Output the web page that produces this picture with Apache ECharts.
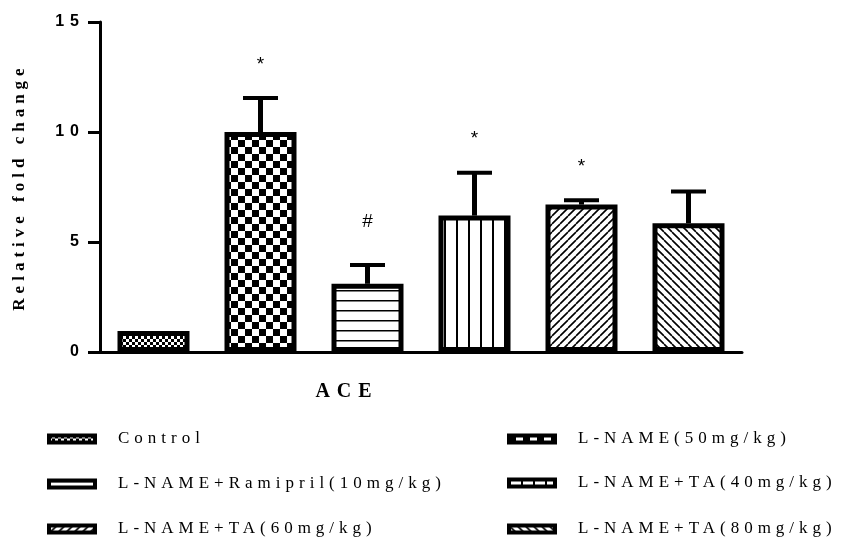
<!DOCTYPE html>
<html>
<head>
<meta charset="utf-8">
<script src="https://cdn.jsdelivr.net/npm/echarts@6/dist/echarts.min.js"></script>
<style>
html,body{margin:0;padding:0;background:#fff;}
#chart{width:860px;height:544px;}
</style>
</head>
<body>
<div id="chart"></div>
<script>
// ---- data ----
const categories = ['Control', 'L-NAME(50mg/kg)', 'L-NAME+Ramipril(10mg/kg)', 'L-NAME+TA(40mg/kg)', 'L-NAME+TA(60mg/kg)', 'L-NAME+TA(80mg/kg)'];
const values = [0.95, 10.0, 3.1, 6.2, 6.7, 5.85];
const errors = [0, 1.55, 0.85, 1.95, 0.2, 1.45];
const sigLabels = ['', '*', '#', '*', '*', ''];
const groupLabel = 'ACE';
const yAxisTitle = 'Relative fold change';

// ---- letter spacing emulation (per font) ----
function spacingFor(f) {
  if (/Liberation Serif/.test(f)) {
    if (/20px/.test(f)) return '7px';
    if (/17px/.test(f)) return '5px';
  }
  if (/Liberation Sans/.test(f) && /16px/.test(f) && /bold/.test(f)) return '6px';
  return '0px';
}
(function () {
  const proto = CanvasRenderingContext2D.prototype;
  const d = Object.getOwnPropertyDescriptor(proto, 'font');
  if (!d || !('letterSpacing' in proto)) return;
  Object.defineProperty(proto, 'font', {
    configurable: true,
    enumerable: d.enumerable,
    get() { return d.get.call(this); },
    set(v) { d.set.call(this, v); try { this.letterSpacing = spacingFor(String(v)); } catch (e) {} }
  });
})();

// ---- fill patterns ----
function makeCanvas(w, h) {
  const c = document.createElement('canvas');
  c.width = w; c.height = h;
  const ctx = c.getContext('2d');
  ctx.fillStyle = '#fff';
  ctx.fillRect(0, 0, w, h);
  ctx.fillStyle = '#000';
  ctx.strokeStyle = '#000';
  return [c, ctx];
}
function checker(cell) {
  const [c, ctx] = makeCanvas(cell * 2, cell * 2);
  ctx.fillRect(0, 0, cell, cell);
  ctx.fillRect(cell, cell, cell, cell);
  return { image: c, repeat: 'repeat' };
}
function hLines(step, w) {
  const [c, ctx] = makeCanvas(8, step);
  ctx.fillRect(0, 0, 8, w);
  return { image: c, repeat: 'repeat' };
}
function vLines(step, w) {
  const [c, ctx] = makeCanvas(step, 8);
  ctx.fillRect(0, 0, w, 8);
  return { image: c, repeat: 'repeat' };
}
function diag(step, w, up) {
  const [c, ctx] = makeCanvas(step, step);
  ctx.lineWidth = w;
  ctx.beginPath();
  for (const k of [-step, 0, step]) {
    if (up) { ctx.moveTo(k, step); ctx.lineTo(k + step, 0); }
    else { ctx.moveTo(k, 0); ctx.lineTo(k + step, step); }
  }
  ctx.stroke();
  return { image: c, repeat: 'repeat' };
}
const patterns = [checker(3), checker(7), hLines(10, 1.5), vLines(12, 2), diag(8, 1.6, true), diag(8, 1.6, false)];

// ---- layout of legend items (px) ----
const legendLayout = [[47, 439], [507, 439], [47, 484], [507, 483], [47, 529], [507, 529]];

const chart = echarts.init(document.getElementById('chart'), null, { renderer: 'canvas' });

const series = categories.map((name, i) => ({
  name: name,
  type: 'bar',
  barWidth: 72,
  barGap: '-100%',
  data: categories.map((c, j) => (j === i ? values[i] : '-')),
  itemStyle: { color: patterns[i], borderColor: '#000', borderWidth: 5 },
  emphasis: { disabled: true },
  silent: true,
  z: 2
}));

series.push({
  type: 'custom',
  name: 'err',
  silent: true,
  z: 3,
  data: categories.map((c, i) => [i, values[i], errors[i]]),
  renderItem: function (params, api) {
    const x = api.value(0), v = api.value(1), e = api.value(2);
    const p0 = api.coord([x, v]);
    const p1 = api.coord([x, v + e]);
    const children = [];
    if (e > 0) {
      children.push({ type: 'line', shape: { x1: p0[0], y1: p0[1], x2: p1[0], y2: p1[1] }, style: { stroke: '#000', lineWidth: 5 } });
      children.push({ type: 'line', shape: { x1: p1[0] - 17.5, y1: p1[1], x2: p1[0] + 17.5, y2: p1[1] }, style: { stroke: '#000', lineWidth: 4 } });
    }
    const s = sigLabels[params.dataIndex];
    if (s) {
      const gap = s === '#' ? 34 : 24;
      children.push({ type: 'text', x: p1[0], y: p1[1] - gap, style: { text: s, fill: '#000', font: '19px "Liberation Sans"', align: 'center', verticalAlign: 'bottom' } });
    }
    return { type: 'group', children: children };
  }
});

const legends = categories.map((name, i) => ({
  data: [name],
  left: legendLayout[i][0],
  top: legendLayout[i][1] - 11,
  padding: 0,
  orient: 'horizontal',
  selectedMode: false,
  icon: 'rect',
  itemWidth: 46,
  itemHeight: 7,
  itemStyle: { borderWidth: 4, borderColor: '#000' },
  textStyle: { fontFamily: 'Liberation Serif', fontSize: 17, color: '#000', padding: [0, 0, 0, 18] }
}));

chart.setOption({
  backgroundColor: '#fff',
  animation: false,
  grid: { left: 100, right: 118, top: 22, bottom: 192, containLabel: false },
  legend: legends,
  xAxis: {
    type: 'category',
    data: categories,
    axisLine: { lineStyle: { color: '#000', width: 3 } },
    axisTick: { show: false },
    axisLabel: { show: false },
    name: groupLabel,
    nameLocation: 'middle',
    nameGap: 26,
    nameTextStyle: { fontFamily: 'Liberation Serif', fontWeight: 'bold', fontSize: 20, color: '#000', padding: [0, 148, 0, 0] }
  },
  yAxis: {
    type: 'value',
    min: 0, max: 15, interval: 5,
    axisLine: { show: true, lineStyle: { color: '#000', width: 3 } },
    axisTick: { show: true, length: 12, inside: false, lineStyle: { color: '#000', width: 3 } },
    axisLabel: { margin: 15, fontFamily: 'Liberation Sans', fontWeight: 'bold', fontSize: 16, color: '#000' },
    splitLine: { show: false },
    name: yAxisTitle,
    nameLocation: 'middle',
    nameGap: 69,
    nameTextStyle: { fontFamily: 'Liberation Serif', fontWeight: 'bold', fontSize: 17, color: '#000' }
  },
  series: series
});
</script>
</body>
</html>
========================
Written exercise => Copy out each line word for word, please, skipping the images.

Result =>
Output the web page that produces this picture with Apache ECharts.
<!DOCTYPE html>
<html>
<head>
<meta charset="utf-8">
<script src="https://cdn.jsdelivr.net/npm/echarts@6/dist/echarts.min.js"></script>
<style>
html,body{margin:0;padding:0;background:#fff;}
#chart{width:860px;height:544px;}
</style>
</head>
<body>
<div id="chart"></div>
<script>
// ---- data ----
const categories = ['Control', 'L-NAME(50mg/kg)', 'L-NAME+Ramipril(10mg/kg)', 'L-NAME+TA(40mg/kg)', 'L-NAME+TA(60mg/kg)', 'L-NAME+TA(80mg/kg)'];
const values = [0.95, 10.0, 3.1, 6.2, 6.7, 5.85];
const errors = [0, 1.55, 0.85, 1.95, 0.2, 1.45];
const sigLabels = ['', '*', '#', '*', '*', ''];
const groupLabel = 'ACE';
const yAxisTitle = 'Relative fold change';

// ---- letter spacing emulation (per font) ----
function spacingFor(f) {
  if (/Liberation Serif/.test(f)) {
    if (/20px/.test(f)) return '7px';
    if (/17px/.test(f)) return '5px';
  }
  if (/Liberation Sans/.test(f) && /16px/.test(f) && /bold/.test(f)) return '6px';
  return '0px';
}
(function () {
  const proto = CanvasRenderingContext2D.prototype;
  const d = Object.getOwnPropertyDescriptor(proto, 'font');
  if (!d || !('letterSpacing' in proto)) return;
  Object.defineProperty(proto, 'font', {
    configurable: true,
    enumerable: d.enumerable,
    get() { return d.get.call(this); },
    set(v) { d.set.call(this, v); try { this.letterSpacing = spacingFor(String(v)); } catch (e) {} }
  });
})();

// ---- fill patterns ----
function makeCanvas(w, h) {
  const c = document.createElement('canvas');
  c.width = w; c.height = h;
  const ctx = c.getContext('2d');
  ctx.fillStyle = '#fff';
  ctx.fillRect(0, 0, w, h);
  ctx.fillStyle = '#000';
  ctx.strokeStyle = '#000';
  return [c, ctx];
}
function checker(cell) {
  const [c, ctx] = makeCanvas(cell * 2, cell * 2);
  ctx.fillRect(0, 0, cell, cell);
  ctx.fillRect(cell, cell, cell, cell);
  return { image: c, repeat: 'repeat' };
}
function hLines(step, w) {
  const [c, ctx] = makeCanvas(8, step);
  ctx.fillRect(0, 0, 8, w);
  return { image: c, repeat: 'repeat' };
}
function vLines(step, w) {
  const [c, ctx] = makeCanvas(step, 8);
  ctx.fillRect(0, 0, w, 8);
  return { image: c, repeat: 'repeat' };
}
function diag(step, w, up) {
  const [c, ctx] = makeCanvas(step, step);
  ctx.lineWidth = w;
  ctx.beginPath();
  for (const k of [-step, 0, step]) {
    if (up) { ctx.moveTo(k, step); ctx.lineTo(k + step, 0); }
    else { ctx.moveTo(k, 0); ctx.lineTo(k + step, step); }
  }
  ctx.stroke();
  return { image: c, repeat: 'repeat' };
}
const patterns = [checker(3), checker(7), hLines(10, 1.5), vLines(12, 2), diag(8, 1.6, true), diag(8, 1.6, false)];

// ---- layout of legend items (px) ----
const legendLayout = [[47, 439], [507, 439], [47, 484], [507, 483], [47, 529], [507, 529]];

const chart = echarts.init(document.getElementById('chart'), null, { renderer: 'canvas' });

const series = categories.map((name, i) => ({
  name: name,
  type: 'bar',
  barWidth: 72,
  barGap: '-100%',
  data: categories.map((c, j) => (j === i ? values[i] : '-')),
  itemStyle: { color: patterns[i], borderColor: '#000', borderWidth: 5 },
  emphasis: { disabled: true },
  silent: true,
  z: 2
}));

series.push({
  type: 'custom',
  name: 'err',
  silent: true,
  z: 3,
  data: categories.map((c, i) => [i, values[i], errors[i]]),
  renderItem: function (params, api) {
    const x = api.value(0), v = api.value(1), e = api.value(2);
    const p0 = api.coord([x, v]);
    const p1 = api.coord([x, v + e]);
    const children = [];
    if (e > 0) {
      children.push({ type: 'line', shape: { x1: p0[0], y1: p0[1], x2: p1[0], y2: p1[1] }, style: { stroke: '#000', lineWidth: 5 } });
      children.push({ type: 'line', shape: { x1: p1[0] - 17.5, y1: p1[1], x2: p1[0] + 17.5, y2: p1[1] }, style: { stroke: '#000', lineWidth: 4 } });
    }
    const s = sigLabels[params.dataIndex];
    if (s) {
      const gap = s === '#' ? 34 : 24;
      children.push({ type: 'text', x: p1[0], y: p1[1] - gap, style: { text: s, fill: '#000', font: '19px "Liberation Sans"', align: 'center', verticalAlign: 'bottom' } });
    }
    return { type: 'group', children: children };
  }
});

const legends = categories.map((name, i) => ({
  data: [name],
  left: legendLayout[i][0],
  top: legendLayout[i][1] - 11,
  padding: 0,
  orient: 'horizontal',
  selectedMode: false,
  icon: 'rect',
  itemWidth: 46,
  itemHeight: 7,
  itemStyle: { borderWidth: 4, borderColor: '#000' },
  textStyle: { fontFamily: 'Liberation Serif', fontSize: 17, color: '#000', padding: [0, 0, 0, 18] }
}));

chart.setOption({
  backgroundColor: '#fff',
  animation: false,
  grid: { left: 100, right: 118, top: 22, bottom: 192, containLabel: false },
  legend: legends,
  xAxis: {
    type: 'category',
    data: categories,
    axisLine: { lineStyle: { color: '#000', width: 3 } },
    axisTick: { show: false },
    axisLabel: { show: false },
    name: groupLabel,
    nameLocation: 'middle',
    nameGap: 26,
    nameTextStyle: { fontFamily: 'Liberation Serif', fontWeight: 'bold', fontSize: 20, color: '#000', padding: [0, 148, 0, 0] }
  },
  yAxis: {
    type: 'value',
    min: 0, max: 15, interval: 5,
    axisLine: { show: true, lineStyle: { color: '#000', width: 3 } },
    axisTick: { show: true, length: 12, inside: false, lineStyle: { color: '#000', width: 3 } },
    axisLabel: { margin: 15, fontFamily: 'Liberation Sans', fontWeight: 'bold', fontSize: 16, color: '#000' },
    splitLine: { show: false },
    name: yAxisTitle,
    nameLocation: 'middle',
    nameGap: 69,
    nameTextStyle: { fontFamily: 'Liberation Serif', fontWeight: 'bold', fontSize: 17, color: '#000' }
  },
  series: series
});
</script>
</body>
</html>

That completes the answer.